Photo Tour and Workshop Specific

What is my favorite thing about the tours?

The answer is I really like the participants the most.

It is a wonderful group of people who attend. We all love nature and photography. It is really great to see incredible things and get to share it with someone who has the same interests. We have had several laughs and funny adventures that make me chuckle to this day. I really consider each participant a friend and I spend a lot of time reflecting on how lucky I am to be able to do this and meet incredible people. 

Alaska Bears

Are Bears Dangerous?

Yes all wild animals can be dangerous but Bear attacks are rare. I will be writing an article on this. .

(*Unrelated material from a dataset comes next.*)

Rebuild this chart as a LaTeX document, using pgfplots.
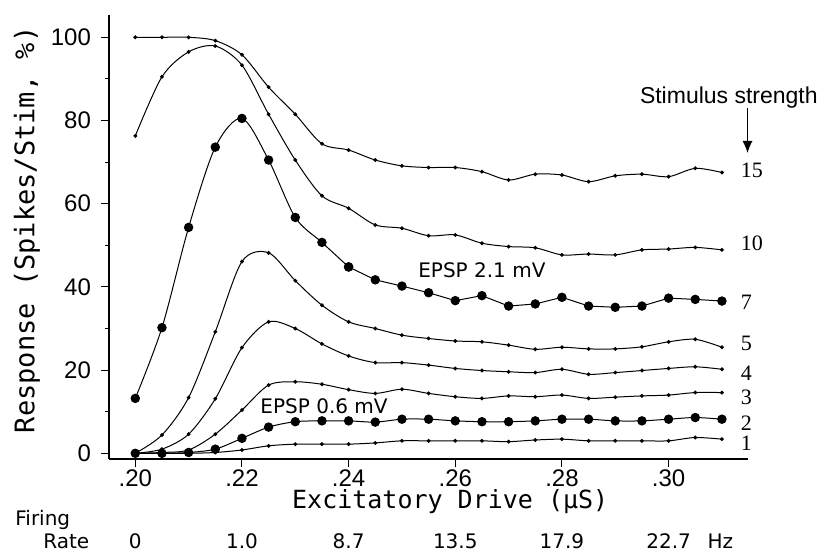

For my Alaska Bear Trip we have 6 participants plus 2 guides. It is almost unheard of a bear attack with 3 or more people. Honestly i can’t find one attack. We also carry bear spray and one of the guides carries a gun. We have never used either one. The camp hasn’t used either one in 30+ years.

I have been photographing bears for several years and i never felt any danger. I have decades of bear experience so i am always watching their behavior. They do a lot of cool things which leads to incredible photographs.

What is the most bears you have seen in one day?

We usually see several per day. My record is 28. The reason the number is so high is we go to the best locations in the world. We also fly to where the actions is. One location may have several bears and the following week zero. So it is important to be able to access multiple locations at the right time.

Aurora (Northern Lights)

How often do you see the aurora and do you guarantee it?

We do not guarantee the aurora. But since we go to the best places at the best time of year.

Here is our results.

Number of years = 7

Nights the aurora has been out and active: Every single night the aurora has been out when we were there. Regardless of the solar cycles.

What’s the catch? Cloud Cover. The aurora could be active but the clouds can block some or all of the view.

We have done 8 trips (7 nights each) = 56 Nights. Out of the 56 nights we have lost 5.

Five of the eight tours we had no cloud cover. One of the eight tours we lost one night. 2 of the eight trips we lost 2 nights.

So every night you have a 92% chance we will be successful. That’s every night.

Why do you go in March?

This is when the Aurora is most active. It also is one of the best months for clear sky.

Average High and Low Temperature in March

Daily high temperatures: 17°F to 34°F, rarely falling below -3°F or exceeding 47°F.l

Daily low temperatures:  -5°F to 10°F, rarely falling below -26°F or exceeding 25°F.

Lets be honest it can get cold. It is low humidity do the numbers are not as cold as it seems but proper dress is required. We also try to go later in the month, It is warmer in late March than early March.

We provide a suggested equipment and clothing list.

What is you knowledge of astronomy?

For me personally very little but that is why i have a coleader on this tour. His name is John Chumack. He is expert astronomer and astro photographer. He has done work with NASA, Time Magazine and several other publications.

Why is Fairbanks Alaska one of the best places in the world to see the northern lights?

Fairbanks’ location is ideal for northern lights viewing because it is under the “Auroral Oval,” a ring-shaped zone over the far north where aurora activity is concentrated.  Additionally, Fairbanks’ low precipitation and distance from coastal areas contribute to consistently clear nights. All combined these variables make the Fairbanks region an outstanding destination for possible aurora borealis viewing. There are some other places under the belt like Iceland but they have high humidity so the clouds are often in the way.